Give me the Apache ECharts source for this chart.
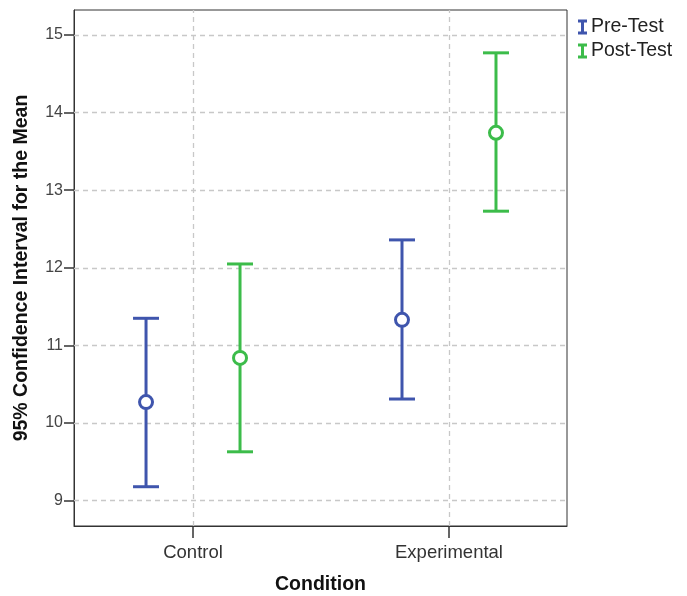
<!DOCTYPE html>
<html>
<head>
<meta charset="utf-8">
<script src="https://cdn.jsdelivr.net/npm/echarts@6/dist/echarts.min.js"></script>
<style>
html,body{margin:0;padding:0;background:#fff;}
#c{width:687px;height:596px;}
</style>
</head>
<body>
<div id="c"></div>
<script>
// ---- data ----
var categories = ['Control', 'Experimental'];
var seriesNames = ['Pre-Test', 'Post-Test'];
var preMean  = [10.27, 11.33];
var preLower = [9.18, 10.31];
var preUpper = [11.35, 12.36];
var postMean  = [10.84, 13.74];
var postLower = [9.63, 12.73];
var postUpper = [12.05, 14.77];
var yTicks = [9, 10, 11, 12, 13, 14, 15];

var BLUE = '#3F55AD', GREEN = '#3CBC4A';
var FONT = '"Liberation Sans", Arial, sans-serif';

function buildData(mean, lower, upper) {
  return categories.map(function (c, i) { return [i, mean[i], lower[i], upper[i]]; });
}

function makeRender(offset, color) {
  return function (params, api) {
    var x = api.value(0) + offset;
    var m = api.coord([x, api.value(1)]);
    var lo = api.coord([x, api.value(2)]);
    var hi = api.coord([x, api.value(3)]);
    var cap = 13, r = 6.5;
    var st = { stroke: color, lineWidth: 3, fill: null };
    return {
      type: 'group',
      children: [
        { type: 'line', shape: { x1: lo[0], y1: lo[1], x2: hi[0], y2: hi[1] }, style: st },
        { type: 'line', shape: { x1: lo[0] - cap, y1: lo[1], x2: lo[0] + cap, y2: lo[1] }, style: st },
        { type: 'line', shape: { x1: hi[0] - cap, y1: hi[1], x2: hi[0] + cap, y2: hi[1] }, style: st },
        { type: 'circle', shape: { cx: m[0], cy: m[1], r: r }, style: { stroke: color, lineWidth: 3, fill: '#fff' } }
      ]
    };
  };
}

var gridLines = [{ xAxis: 0 }, { xAxis: 1 }].concat(yTicks.map(function (v) { return { yAxis: v }; }));

var chart = echarts.init(document.getElementById('c'), null, { renderer: 'canvas' });
chart.setOption({
  backgroundColor: '#fff',
  animation: false,
  grid: { left: 74, top: 10, right: 120, bottom: 70, outerBoundsMode: 'none', containLabel: false,
    show: true, borderColor: '#333', borderWidth: 1, backgroundColor: 'transparent' },
  legend: {
    orient: 'vertical',
    left: 573, top: 12,
    itemWidth: 9, itemHeight: 15, itemGap: 4,
    data: seriesNames.map(function (n) {
      return { name: n, icon: 'path://M0,0H9V3H6V12H9V15H0V12H3V3H0Z' };
    }),
    textStyle: { fontFamily: FONT, fontSize: 19.5, color: '#222', padding: [0, 0, 0, -1] },
    selectedMode: false
  },
  xAxis: {
    type: 'value',
    min: -0.465, max: 1.461,
    name: 'Condition',
    nameLocation: 'middle',
    nameGap: 49,
    nameTextStyle: { fontFamily: FONT, fontSize: 19.5, fontWeight: 'bold', color: '#111' },
    axisLine: { show: true, onZero: false, lineStyle: { color: '#333', width: 1 } },
    axisTick: { show: true, length: 12, customValues: [0, 1], lineStyle: { color: '#333', width: 1.5 } },
    axisLabel: { customValues: [0, 1], fontFamily: FONT, fontSize: 18.5, color: '#333', margin: 17,
      formatter: function (v) { return categories[Math.round(v)] || ''; } },
    splitLine: { show: false }
  },
  yAxis: {
    type: 'value',
    min: 8.674, max: 15.322,
    name: '95% Confidence Interval for the Mean',
    nameLocation: 'middle',
    nameGap: 42,
    nameTextStyle: { fontFamily: FONT, fontSize: 19.5, fontWeight: 'bold', color: '#111' },
    axisLine: { show: true, onZero: false, lineStyle: { color: '#333', width: 1 } },
    axisTick: { show: true, length: 10, customValues: yTicks, lineStyle: { color: '#333', width: 1.5 } },
    axisLabel: { customValues: yTicks, fontFamily: FONT, fontSize: 16, color: '#444', margin: 11 },
    splitLine: { show: false }
  },
  series: [
    {
      type: 'line', data: [], silent: true,
      markLine: {
        silent: true, symbol: 'none', z: 1,
        label: { show: false },
        lineStyle: { type: [5, 4], color: '#C8C8C8', width: 1.3 },
        data: gridLines
      }
    },
    {
      name: seriesNames[0], type: 'custom', z: 5,
      itemStyle: { color: BLUE },
      renderItem: makeRender(-0.1836, BLUE),
      encode: { x: 0, y: [1, 2, 3] },
      data: buildData(preMean, preLower, preUpper)
    },
    {
      name: seriesNames[1], type: 'custom', z: 5,
      itemStyle: { color: GREEN },
      renderItem: makeRender(0.1836, GREEN),
      encode: { x: 0, y: [1, 2, 3] },
      data: buildData(postMean, postLower, postUpper)
    }
  ]
});
</script>
</body>
</html>
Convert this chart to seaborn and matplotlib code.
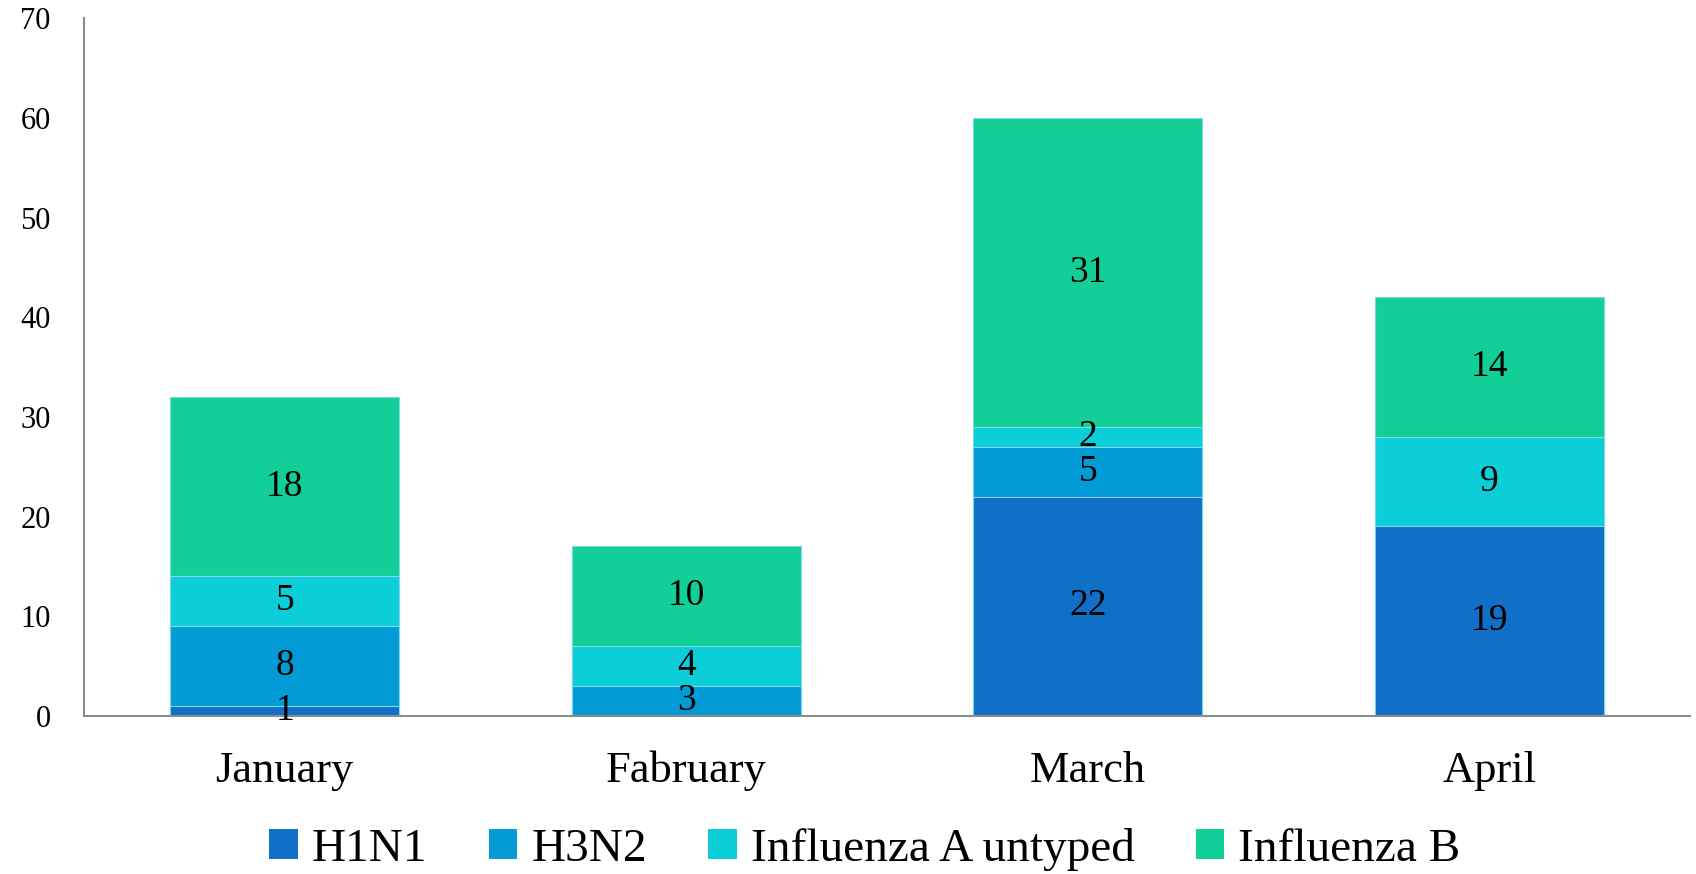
━━━
[DIRECTIVE] Can you restate all the records above word for word while dropping the pictures?

[THE SOLUTION]
Give me the Apache ECharts source for this chart.
<!DOCTYPE html>
<html>
<head>
<meta charset="utf-8">
<script src="https://cdn.jsdelivr.net/npm/echarts@6/dist/echarts.min.js"></script>
<style>
html,body{margin:0;padding:0;background:#fff;}
#c{width:687px;height:596px;}
</style>
</head>
<body>
<div id="c"></div>
<script>
// ---- data ----
var categories = ['Control', 'Experimental'];
var seriesNames = ['Pre-Test', 'Post-Test'];
var preMean  = [10.27, 11.33];
var preLower = [9.18, 10.31];
var preUpper = [11.35, 12.36];
var postMean  = [10.84, 13.74];
var postLower = [9.63, 12.73];
var postUpper = [12.05, 14.77];
var yTicks = [9, 10, 11, 12, 13, 14, 15];

var BLUE = '#3F55AD', GREEN = '#3CBC4A';
var FONT = '"Liberation Sans", Arial, sans-serif';

function buildData(mean, lower, upper) {
  return categories.map(function (c, i) { return [i, mean[i], lower[i], upper[i]]; });
}

function makeRender(offset, color) {
  return function (params, api) {
    var x = api.value(0) + offset;
    var m = api.coord([x, api.value(1)]);
    var lo = api.coord([x, api.value(2)]);
    var hi = api.coord([x, api.value(3)]);
    var cap = 13, r = 6.5;
    var st = { stroke: color, lineWidth: 3, fill: null };
    return {
      type: 'group',
      children: [
        { type: 'line', shape: { x1: lo[0], y1: lo[1], x2: hi[0], y2: hi[1] }, style: st },
        { type: 'line', shape: { x1: lo[0] - cap, y1: lo[1], x2: lo[0] + cap, y2: lo[1] }, style: st },
        { type: 'line', shape: { x1: hi[0] - cap, y1: hi[1], x2: hi[0] + cap, y2: hi[1] }, style: st },
        { type: 'circle', shape: { cx: m[0], cy: m[1], r: r }, style: { stroke: color, lineWidth: 3, fill: '#fff' } }
      ]
    };
  };
}

var gridLines = [{ xAxis: 0 }, { xAxis: 1 }].concat(yTicks.map(function (v) { return { yAxis: v }; }));

var chart = echarts.init(document.getElementById('c'), null, { renderer: 'canvas' });
chart.setOption({
  backgroundColor: '#fff',
  animation: false,
  grid: { left: 74, top: 10, right: 120, bottom: 70, outerBoundsMode: 'none', containLabel: false,
    show: true, borderColor: '#333', borderWidth: 1, backgroundColor: 'transparent' },
  legend: {
    orient: 'vertical',
    left: 573, top: 12,
    itemWidth: 9, itemHeight: 15, itemGap: 4,
    data: seriesNames.map(function (n) {
      return { name: n, icon: 'path://M0,0H9V3H6V12H9V15H0V12H3V3H0Z' };
    }),
    textStyle: { fontFamily: FONT, fontSize: 19.5, color: '#222', padding: [0, 0, 0, -1] },
    selectedMode: false
  },
  xAxis: {
    type: 'value',
    min: -0.465, max: 1.461,
    name: 'Condition',
    nameLocation: 'middle',
    nameGap: 49,
    nameTextStyle: { fontFamily: FONT, fontSize: 19.5, fontWeight: 'bold', color: '#111' },
    axisLine: { show: true, onZero: false, lineStyle: { color: '#333', width: 1 } },
    axisTick: { show: true, length: 12, customValues: [0, 1], lineStyle: { color: '#333', width: 1.5 } },
    axisLabel: { customValues: [0, 1], fontFamily: FONT, fontSize: 18.5, color: '#333', margin: 17,
      formatter: function (v) { return categories[Math.round(v)] || ''; } },
    splitLine: { show: false }
  },
  yAxis: {
    type: 'value',
    min: 8.674, max: 15.322,
    name: '95% Confidence Interval for the Mean',
    nameLocation: 'middle',
    nameGap: 42,
    nameTextStyle: { fontFamily: FONT, fontSize: 19.5, fontWeight: 'bold', color: '#111' },
    axisLine: { show: true, onZero: false, lineStyle: { color: '#333', width: 1 } },
    axisTick: { show: true, length: 10, customValues: yTicks, lineStyle: { color: '#333', width: 1.5 } },
    axisLabel: { customValues: yTicks, fontFamily: FONT, fontSize: 16, color: '#444', margin: 11 },
    splitLine: { show: false }
  },
  series: [
    {
      type: 'line', data: [], silent: true,
      markLine: {
        silent: true, symbol: 'none', z: 1,
        label: { show: false },
        lineStyle: { type: [5, 4], color: '#C8C8C8', width: 1.3 },
        data: gridLines
      }
    },
    {
      name: seriesNames[0], type: 'custom', z: 5,
      itemStyle: { color: BLUE },
      renderItem: makeRender(-0.1836, BLUE),
      encode: { x: 0, y: [1, 2, 3] },
      data: buildData(preMean, preLower, preUpper)
    },
    {
      name: seriesNames[1], type: 'custom', z: 5,
      itemStyle: { color: GREEN },
      renderItem: makeRender(0.1836, GREEN),
      encode: { x: 0, y: [1, 2, 3] },
      data: buildData(postMean, postLower, postUpper)
    }
  ]
});
</script>
</body>
</html>
Convert this chart to seaborn and matplotlib code.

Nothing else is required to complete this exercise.